PALEMBANG, SUMEKS.CO - Dalam rangka pelaksanaan kegiatan Analisis Kebijakan dengan Pemanfaatan Sistem Informasi Penelitian Hukum dan HAM (SIPKUMHAM), Kantor Wilayah Kementerian Hukum dan Hak Asasi Manusia Sumatera Selatan (Kanwil kemenkumham Sumsel) melalui Divisi Pelayanan Hukum dan HAM mengadakan Rapat Pembahasan Data dan Informasi SIPKUMHAM.
Rapat SIPKUMHAM yang bertema ”Maraknya Kasus Sengketa Tanah/Lahan di Provinsi Sumatera Selatan” diselengarakan di ruang aula musi Kanwil Kemenkumham Sumsel, Rabu 6 September 2023.
Dibuka oleh Kepala Bidang Hak Asasi Manusia Kemenkumham Sumsel, Karyadi yang menyampaikan bahwa SIPKUMHAM adalah suatu sistem informasi yang bertujuan untuk menyediakan informasi dan data mengenai permasalahan hukum, HAM, dan terkait layanan publik dengan pengumpulan informasi melalui crawling data secara real-time dari media online dan media sosial.

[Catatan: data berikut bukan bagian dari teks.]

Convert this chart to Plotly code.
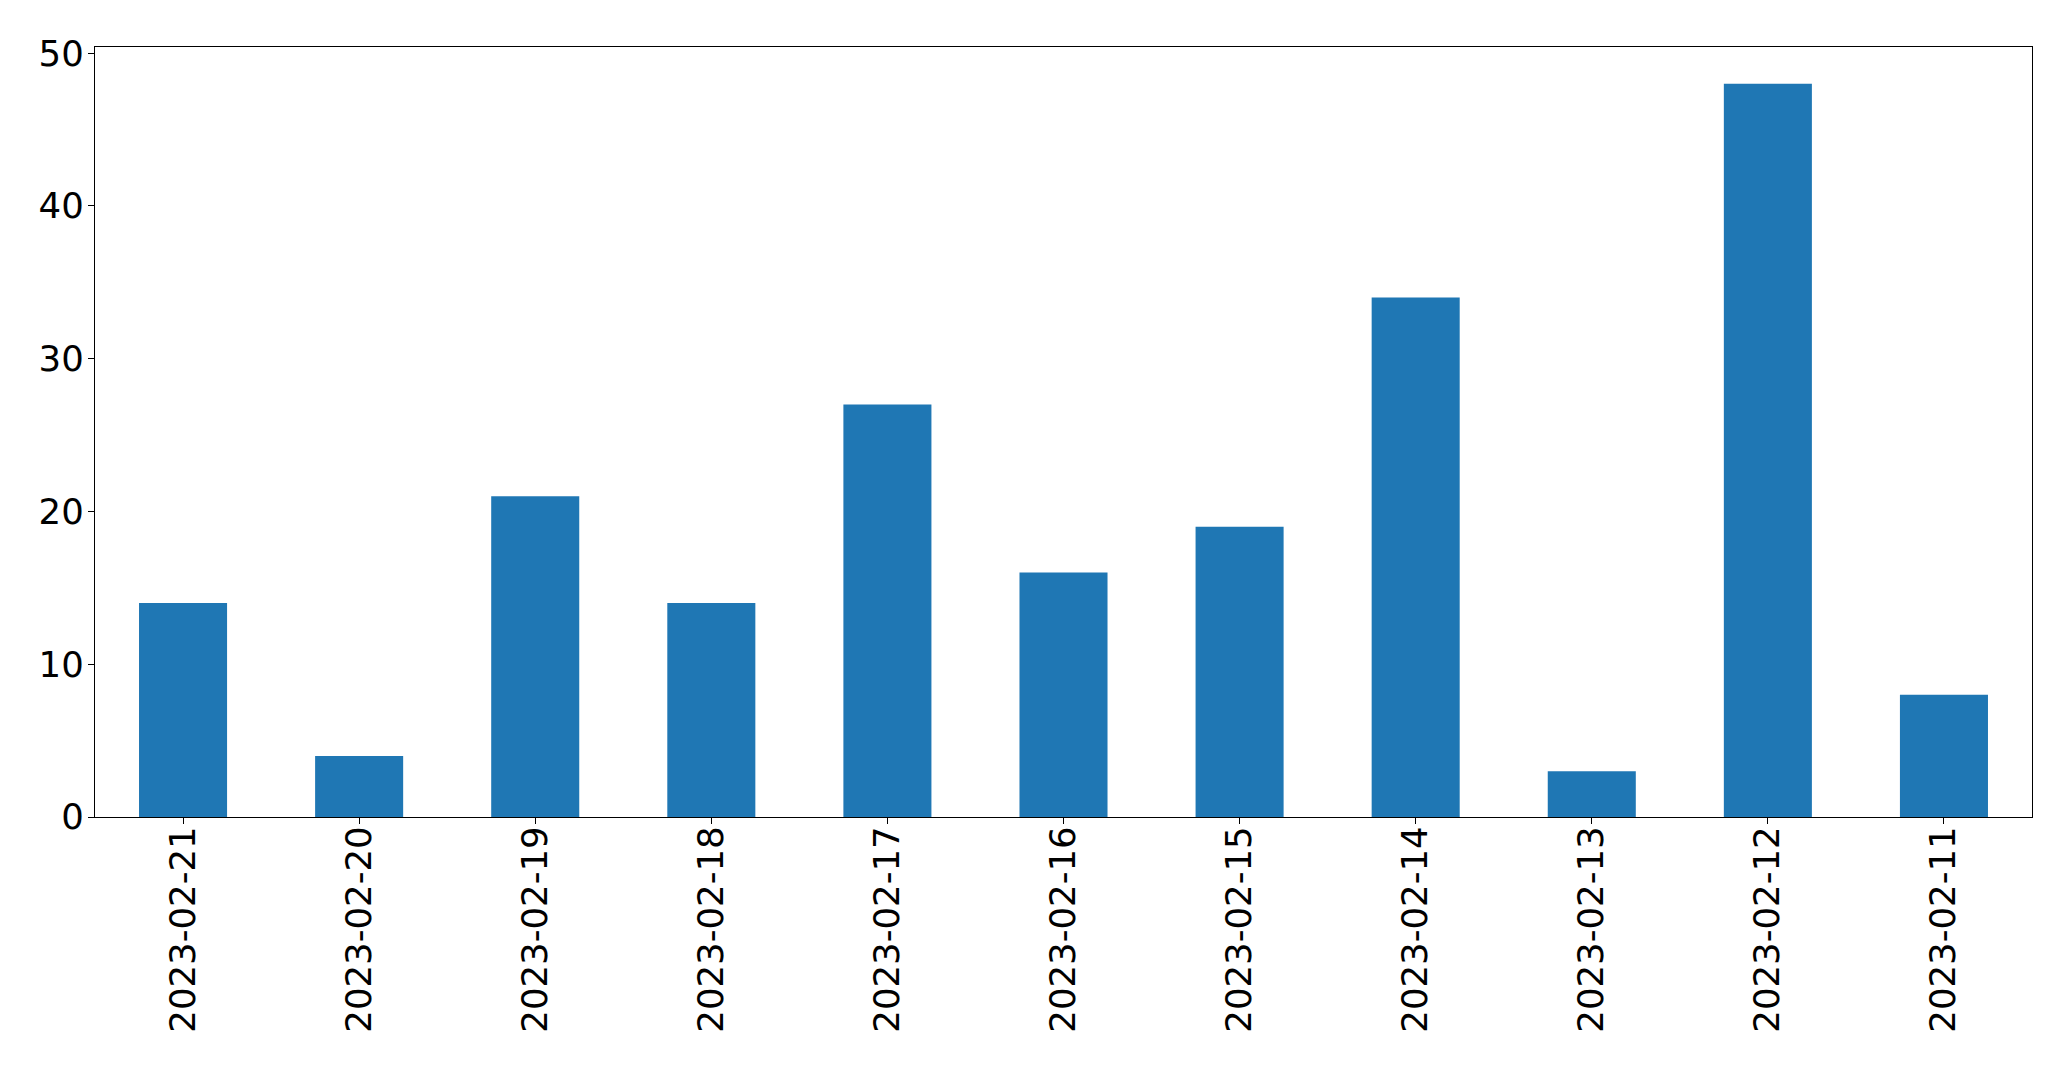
import plotly.graph_objects as go

dates = ["2023-02-21", "2023-02-20", "2023-02-19", "2023-02-18", "2023-02-17",
         "2023-02-16", "2023-02-15", "2023-02-14", "2023-02-13", "2023-02-12", "2023-02-11"]
counts = [14, 4, 21, 14, 27, 16, 19, 34, 3, 48, 8]

fig = go.Figure(go.Bar(x=dates, y=counts, width=0.5, hoverinfo="skip",
                       marker=dict(color="#1f77b4", line=dict(width=0))))

font = dict(family="DejaVu Sans", size=35.5, color="black")
fig.update_layout(
    width=2071, height=1069,
    margin=dict(l=95, r=39, t=47, b=252, pad=0, autoexpand=False),
    plot_bgcolor="white", paper_bgcolor="white",
    font=font, showlegend=False,
    xaxis=dict(type="category", range=[-0.5, 10.5], tickangle=-90, automargin=False,
               showline=True, mirror=True, linecolor="black", linewidth=1.3,
               ticks="outside", ticklen=6, tickwidth=1.3, tickcolor="black",
               showgrid=False, tickfont=font, ticklabelstandoff=-12),
    yaxis=dict(range=[0, 50.4], tickvals=[0, 10, 20, 30, 40, 50], automargin=False,
               showline=True, mirror=True, linecolor="black", linewidth=1.3,
               ticks="outside", ticklen=6, tickwidth=1.3, tickcolor="black",
               showgrid=False, zeroline=False, tickfont=font, ticklabelstandoff=-3),
)
fig.write_html("out.html", include_plotlyjs=True, full_html=True,
               default_width="2071px", default_height="1069px",
               config={"displayModeBar": False})
with open("out.html", encoding="utf-8") as f:
    html = f.read()
html = html.replace("<head>", "<head><style>html,body{margin:0;padding:0;overflow:hidden;}</style>", 1)
with open("out.html", "w", encoding="utf-8") as f:
    f.write(html)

Dengan adanya basis data yang diperlukan sehingga dapat dibentuk kebijakan bidang hukum dan HAM serta pelayanan publik berbasis bukti, penanganan atau penyelesaian masalah-masalah hukum dan HAM serta pelayanan publik secara tepat dan efisien.
“Setelah dilakukan pembahasan oleh narasumber, saya berharap Bapak dan Ibu dapat memberikan masukan dan solusi mengenai maraknya kasus sengketa tanah/lahan di Provinsi Sumatera Selatan" ujar Karyadi.
Kegiatan dilanjutkan dengan paparan oleh narasumber dari Sekolah Tinggi Ilmu Hukum Sumpah Pemuda, Assoc Prof. DR. H. FIRMAN Freaddy Busroh yang dalam paparannya narasumber menjelaskan akar kasus pertanahan yang terjadi mengenai pencegahan dan penanganan kasus pertanahan di Sumatera Selatan diantaranya adalah:
1. Kurang tertibnya administrasi pertanahan dimasa lalu.
2. Ketimpangan struktur penguasaan dan pemilikan tanah.
3. Maraknya mafia tanah.
4. Meningkatnya kebutuhan tanah, sehingga harga tanah tidak dapat dikendalikan karena ulah mafia tanah.
5. Peraturan perundangan pertanahan yang saling tumpang tindih, baik secara horizontal maupun vertical, demikian juga substansi yang diatur.
6. Masih banyaknya terdapat tanah yang diterlantar pemiliknya.
7. Kurang cermat notaris dan pejabat pembuat akta tanah dalam menjalankan tugasnya.
8. Kurangnya persamaan persepsi, pengetahuan hukum, interpretasi hukum para penegak hukum.